First of all, let's create the resources we need, we addon to our CloudFormation template.
Make sure to upload the Root CA certificate, the intermediate CA certificate, the device certificates and private keys, that you have created, to the
CertificateStoreBucket
bucket in both Regions. Since we use our self-signed CA certificate to sign the server certificate we must present this during the connection attempt.From the EC2 console, let's create an Ubuntu 22.04 instance.
For network setting use the default VPC and allow SSH access from anywhere.
Under advanced settings, select the Instance Profile, in the Region, that we created using the CloudFormation template.
Make sure to create an test instance in both Regions.
We can now connect to the instance using Instance Connect from the console.
When connected to the instance install AWS CLI, Mosquitto using
snap
, and download the device certificates from the S3 Bucket.With this installed with can use
mosquitto_pub
to connect and publish a message. The first time we try to connect the device will receive an immediate disconnect, this since the device certificate is not registered and active.Navigating to StepFunctions console in our current (primary) test Region, should show at least one invocation of the JITR state-machine with a success.
In our other (replication) Region we should see a successful invocation of the replication state-machine.
Returning to our instance connect session and issuing the command again will now generate a different result.

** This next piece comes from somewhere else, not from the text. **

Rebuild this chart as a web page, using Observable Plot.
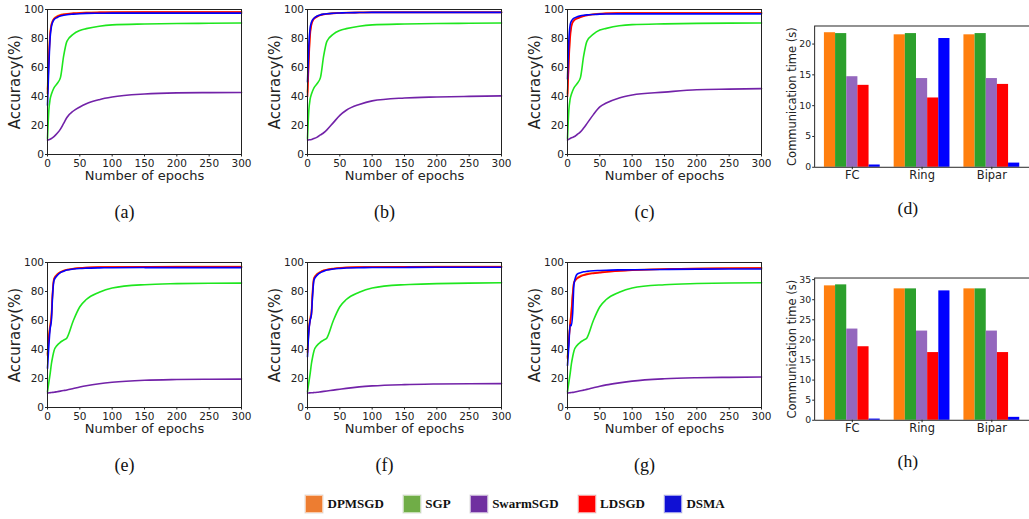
<!DOCTYPE html>
<html>
<head>
<meta charset="utf-8">
<script src="https://cdn.jsdelivr.net/npm/d3@7"></script>
<script src="https://cdn.jsdelivr.net/npm/@observablehq/plot@0.6"></script>
<style>
  html, body { margin: 0; padding: 0; background: #fff; }
  body { width: 1029px; height: 519px; overflow: hidden; position: relative; font-family: "DejaVu Sans", sans-serif; }
  .panel { position: absolute; }
  .panel svg { overflow: visible; }
  #legend { position: absolute; left: 305px; top: 495px; display: flex; align-items: center; gap: 19px;
            font-family: "Liberation Serif", "Times New Roman", serif; font-weight: bold; font-size: 13px; color: #111; }
  #legend .item { display: flex; align-items: center; gap: 4.5px; }
  #legend .sw { width: 16px; height: 16px; border: 0.7px solid rgba(255,255,255,0.6); box-shadow: 0 0 0 0.5px #ddd; }
</style>
</head>
<body>
<div id="pa" class="panel" style="left:0px;top:0px"></div>
<div id="pb" class="panel" style="left:260px;top:0px"></div>
<div id="pc" class="panel" style="left:520px;top:0px"></div>
<div id="pd" class="panel" style="left:770px;top:0px"></div>
<div id="pe" class="panel" style="left:0px;top:253px"></div>
<div id="pf" class="panel" style="left:260px;top:253px"></div>
<div id="pg" class="panel" style="left:520px;top:253px"></div>
<div id="ph" class="panel" style="left:770px;top:253px"></div>
<div id="legend"></div>
<script>
// ---------- data ----------
const methods = ["DPMSGD", "SGP", "SwarmSGD", "LDSGD", "DSMA"];
const legendColors = ["#ed7d31", "#70ad47", "#7030a0", "#ff0000", "#1010d4"];
const barColors = ["#ff7f0e", "#2ca02c", "#9467bd", "#ff0000", "#0000ff"];
const lineColors = ["#ff7f0e", "#1ee61e", "#7222a8", "#ff0000", "#0000ff"];
const lineOrder = ["DPMSGD", "LDSGD", "DSMA", "SGP", "SwarmSGD"];

const epochs = [0, 2, 4, 6, 8, 10, 15, 20, 25, 30, 40, 50, 60, 80, 100, 150, 200, 250, 300];
const epochTicks = [0, 50, 100, 150, 200, 250, 300];
const accTicks = [0, 20, 40, 60, 80, 100];

// panel (a)
const a_DPMSGD   = [45, 68, 84, 90, 92.3, 93.8, 95.5, 96.3, 96.8, 97.1, 97.5, 97.8, 98, 98.1, 98.2, 98.3, 98.3, 98.3, 98.3];
const a_LDSGD    = [42, 65, 82, 89, 91.8, 93.4, 95, 96, 96.5, 96.9, 97.3, 97.6, 97.8, 98, 98.1, 98.2, 98.2, 98.2, 98.2];
const a_DSMA     = [34, 60, 80, 88, 91.3, 93, 94.5, 95.5, 96, 96.4, 96.8, 97.1, 97.3, 97.4, 97.5, 97.5, 97.5, 97.5, 97.5];
const a_SGP      = [11, 30, 38, 41.5, 44, 46, 49, 53, 68, 78, 83, 85.5, 86.8, 88.5, 89.4, 90, 90.3, 90.5, 90.7];
const a_SwarmSGD = [10, 10.2, 10.5, 11, 11.6, 12.3, 14.6, 17.5, 21.5, 25.5, 30, 32.8, 35, 37.8, 39.6, 41.7, 42.5, 42.7, 42.8];
// panel (b)
const b_DPMSGD   = [43, 67, 84, 90, 92.5, 94, 95.5, 96.3, 96.8, 97.1, 97.5, 97.7, 97.9, 98, 98.1, 98.2, 98.2, 98.2, 98.2];
const b_LDSGD    = [40, 64, 82, 89, 92, 93.5, 95, 96, 96.5, 96.9, 97.3, 97.6, 97.8, 97.9, 98, 98, 98, 98, 98];
const b_DSMA     = [50, 75, 87, 91, 93, 94, 95.5, 96.3, 96.8, 97.1, 97.4, 97.6, 97.8, 97.9, 98, 98, 98, 98, 98];
const b_SGP      = [11, 30, 38, 41.5, 44, 46, 49, 53, 68, 78, 83, 85.5, 86.8, 88.5, 89.4, 90, 90.3, 90.5, 90.7];
const b_SwarmSGD = [10, 10.1, 10.2, 10.4, 10.7, 11, 12, 13.5, 15, 17, 22, 27, 30.5, 34.5, 37, 39, 39.7, 40.1, 40.4];
// panel (c)
const c_DPMSGD   = [42, 66, 83, 89, 91.5, 92.8, 94.2, 95, 95.7, 96.2, 96.8, 97.2, 97.4, 97.6, 97.7, 97.8, 97.8, 97.8, 97.8];
const c_LDSGD    = [40, 63, 80, 88, 91, 92.3, 93.8, 94.6, 95.3, 95.9, 96.6, 97, 97.3, 97.5, 97.6, 97.6, 97.6, 97.6, 97.6];
const c_DSMA     = [52, 78, 89, 92, 93.3, 94, 95, 95.6, 96, 96.3, 96.6, 96.8, 96.9, 97, 97, 97, 97, 97, 97];
const c_SGP      = [11, 30, 38, 41.5, 44, 46, 49, 53, 68, 78, 83, 85.8, 87, 88.8, 89.6, 90.1, 90.4, 90.6, 90.7];
const c_SwarmSGD = [10, 10.5, 11, 11.5, 11.8, 12.2, 13.8, 15.6, 18.3, 21.3, 27.5, 32.8, 35.5, 39, 41, 43, 44.7, 45.1, 45.4];
// panel (e)
const e_DPMSGD   = [37, 50, 57, 64, 80, 89, 92, 93.5, 94.5, 95.1, 95.8, 96.3, 96.6, 96.9, 97, 97.1, 97.2, 97.2, 97.2];
const e_LDSGD    = [36, 48, 55, 62, 80, 88.5, 91.5, 93.3, 94.3, 95, 95.7, 96.2, 96.5, 96.8, 96.9, 97, 97, 97, 97];
const e_DSMA     = [27, 42, 54, 60, 78, 87.5, 91, 93, 94, 94.8, 95.5, 95.9, 96.1, 96.3, 96.4, 96.5, 96.5, 96.5, 96.5];
const e_SGP      = [11, 17, 23, 30, 35, 39, 43, 45, 46.5, 48, 60, 69.5, 74.5, 79.5, 82.4, 84.7, 85.4, 85.7, 85.8];
const e_SwarmSGD = [10, 10.1, 10.2, 10.3, 10.4, 10.5, 10.9, 11.3, 11.7, 12.1, 13.1, 14.1, 15, 16.4, 17.4, 18.8, 19.3, 19.5, 19.6];
// panel (f)
const f_DPMSGD   = [40, 55, 62, 66, 82, 89.5, 92.3, 93.7, 94.6, 95.2, 95.9, 96.4, 96.7, 96.9, 97, 97.1, 97.2, 97.2, 97.2];
const f_LDSGD    = [38, 53, 60, 64, 80, 89, 91.8, 93.4, 94.4, 95, 95.7, 96.2, 96.5, 96.8, 96.9, 97, 97, 97, 97];
const f_DSMA     = [35, 52, 60, 64, 78, 88, 91.3, 93, 94, 94.8, 95.5, 95.9, 96.2, 96.4, 96.5, 96.6, 96.7, 96.7, 96.7];
const f_SGP      = [11, 17, 23, 30, 35, 39, 43, 45, 46.5, 48, 60, 69.5, 74.5, 79.5, 82.4, 84.7, 85.4, 85.8, 86];
const f_SwarmSGD = [10, 10.05, 10.1, 10.15, 10.2, 10.3, 10.5, 10.8, 11.1, 11.4, 12, 12.6, 13.2, 14.2, 14.9, 15.8, 16.2, 16.4, 16.5];
// panel (g)
const g_DPMSGD   = [35, 47, 58, 67, 79, 86.5, 89.5, 90.8, 91.6, 92.2, 92.8, 93.3, 93.7, 94.3, 94.8, 95.5, 95.9, 96.1, 96.3];
const g_LDSGD    = [34, 46, 57, 66, 78, 86, 89, 90.3, 91.2, 91.8, 92.5, 93, 93.5, 94.2, 94.7, 95.4, 95.8, 96, 96.2];
const g_DSMA     = [29, 42, 57, 56.5, 65, 85, 92, 93, 93.6, 93.9, 94.3, 94.5, 94.7, 94.9, 95, 95.2, 95.4, 95.5, 95.5];
const g_SGP      = [11, 17, 23, 30, 35, 39, 43, 45, 46.5, 48, 60, 69.5, 74.5, 79.5, 82.4, 84.7, 85.5, 85.9, 86];
const g_SwarmSGD = [10, 10.1, 10.2, 10.3, 10.4, 10.5, 11, 11.5, 12, 12.5, 13.6, 14.7, 15.6, 17, 18.2, 19.8, 20.5, 20.8, 21];

// communication time bars
const topologies = ["FC", "Ring", "Bipar"];
const d_DPMSGD   = [21.84, 21.5, 21.5];
const d_SGP      = [21.7, 21.7, 21.7];
const d_SwarmSGD = [14.7, 14.4, 14.4];
const d_LDSGD    = [13.3, 11.25, 13.45];
const d_DSMA     = [0.37, 20.9, 0.68];
const dTicks = [0, 5, 10, 15, 20];
const h_DPMSGD   = [33.45, 32.7, 32.7];
const h_SGP      = [33.7, 32.7, 32.7];
const h_SwarmSGD = [22.7, 22.2, 22.2];
const h_LDSGD    = [18.3, 16.85, 16.85];
const h_DSMA     = [0.3, 32.2, 0.73];
const hTicks = [0, 5, 10, 15, 20, 25, 30, 35];

// ---------- drawing ----------
const axisStyle = {fontFamily: "DejaVu Sans", fontSize: "10.5px", color: "#222", background: "transparent", overflow: "visible"};

function linePanel(id, label, series) {
  const data = [];
  lineOrder.forEach(m => series[m].forEach((v, i) => data.push({epoch: epochs[i], acc: v, method: m})));
  const chart = Plot.plot({
    width: 260, height: 230,
    marginLeft: 47, marginRight: 19, marginTop: 9, marginBottom: 76,
    style: axisStyle,
    x: {domain: [0, 300]},
    y: {domain: [0, 100]},
    color: {domain: methods, range: lineColors},
    marks: [
      Plot.line(data, {x: "epoch", y: "acc", z: "method", stroke: "method", strokeWidth: 1.6, curve: "monotone-x"}),
      Plot.frame({stroke: "#222", strokeWidth: 1}),
      Plot.axisX({ticks: epochTicks, tickSize: 2.5, tickPadding: 2.5, label: null, fontSize: 10.5}),
      Plot.axisY({ticks: accTicks, tickSize: 2, tickPadding: 1.5, label: null, fontSize: 10.5}),
      Plot.text(["Number of epochs"], {frameAnchor: "bottom", lineAnchor: "middle", textAnchor: "middle", dy: 21, fontSize: 13, fill: "#222"}),
      Plot.text(["Accuracy(%)"], {frameAnchor: "left", lineAnchor: "middle", textAnchor: "middle", dx: -32, rotate: -90, fontSize: 15, fill: "#222"}),
      Plot.text([label], {frameAnchor: "bottom", lineAnchor: "middle", textAnchor: "middle", dx: -20, dy: 58, fontSize: 18, fontFamily: "Liberation Serif", fill: "#111"})
    ]
  });
  document.getElementById(id).appendChild(chart);
}

function barPanel(id, label, series, top, ticks, mTop) {
  const data = [];
  methods.forEach((m, si) => series[m].forEach((v, gi) => data.push({gi, si, method: m, value: v})));
  const w = 0.16;
  const chart = Plot.plot({
    width: 264, height: 230,
    marginLeft: 45, marginRight: 0, marginTop: mTop, marginBottom: 60,
    style: axisStyle,
    x: {type: "linear", domain: [-0.54, 2.54]},
    y: {domain: [0, top]},
    color: {domain: methods, range: barColors},
    marks: [
      Plot.rect(data, {x1: d => d.gi + (d.si - 2) * w - w / 2, x2: d => d.gi + (d.si - 2) * w + w / 2,
                       y1: d => 0, y2: "value", fill: "method"}),
      Plot.frame({stroke: "#222", strokeWidth: 1}),
      Plot.axisX({ticks: [0, 1, 2], tickFormat: i => topologies[i], tickSize: 2.5, tickPadding: 1.5, label: null, fontSize: 11.7}),
      Plot.axisY({ticks: ticks, tickSize: 2, tickPadding: 1.5, label: null, fontSize: 9.5}),
      Plot.text(["Communication time (s)"], {frameAnchor: "left", lineAnchor: "middle", textAnchor: "middle", dx: -23, rotate: -90, fontSize: 11.7, fill: "#222"}),
      Plot.text([label], {frameAnchor: "bottom", lineAnchor: "middle", textAnchor: "middle", dx: -14.5, dy: 42, fontSize: 18, fontFamily: "Liberation Serif", fill: "#111"})
    ]
  });
  document.getElementById(id).appendChild(chart);
}

linePanel("pa", "(a)", {DPMSGD: a_DPMSGD, LDSGD: a_LDSGD, DSMA: a_DSMA, SGP: a_SGP, SwarmSGD: a_SwarmSGD});
linePanel("pb", "(b)", {DPMSGD: b_DPMSGD, LDSGD: b_LDSGD, DSMA: b_DSMA, SGP: b_SGP, SwarmSGD: b_SwarmSGD});
linePanel("pc", "(c)", {DPMSGD: c_DPMSGD, LDSGD: c_LDSGD, DSMA: c_DSMA, SGP: c_SGP, SwarmSGD: c_SwarmSGD});
linePanel("pe", "(e)", {DPMSGD: e_DPMSGD, LDSGD: e_LDSGD, DSMA: e_DSMA, SGP: e_SGP, SwarmSGD: e_SwarmSGD});
linePanel("pf", "(f)", {DPMSGD: f_DPMSGD, LDSGD: f_LDSGD, DSMA: f_DSMA, SGP: f_SGP, SwarmSGD: f_SwarmSGD});
linePanel("pg", "(g)", {DPMSGD: g_DPMSGD, LDSGD: g_LDSGD, DSMA: g_DSMA, SGP: g_SGP, SwarmSGD: g_SwarmSGD});
barPanel("pd", "(d)", {DPMSGD: d_DPMSGD, SGP: d_SGP, SwarmSGD: d_SwarmSGD, LDSGD: d_LDSGD, DSMA: d_DSMA}, 22.93, dTicks, 26);
barPanel("ph", "(h)", {DPMSGD: h_DPMSGD, SGP: h_SGP, SwarmSGD: h_SwarmSGD, LDSGD: h_LDSGD, DSMA: h_DSMA}, 35.4, hTicks, 25);

// legend
const legend = document.getElementById("legend");
methods.forEach((m, i) => {
  const item = document.createElement("div");
  item.className = "item";
  const sw = document.createElement("div");
  sw.className = "sw";
  sw.style.background = legendColors[i];
  const tx = document.createElement("span");
  tx.textContent = m;
  item.appendChild(sw);
  item.appendChild(tx);
  legend.appendChild(item);
});
</script>
</body>
</html>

Repeat the above using an EC2 instances in both Region. You can imitate the same device from both regions. After sending some data we can navigate to the DynamoDB table, containing our IoT data. Verify what Region the data was written to the table from this is from our test state-machine writing ingress data to the table.
Creating a multi-region IoT system can be a challenge, with replication of Things and certificates. As shown in this post it can be automated in an event-driven and serverless way that allows our IoT devices to connect and send data to several Regions using FQDN custom endpoint.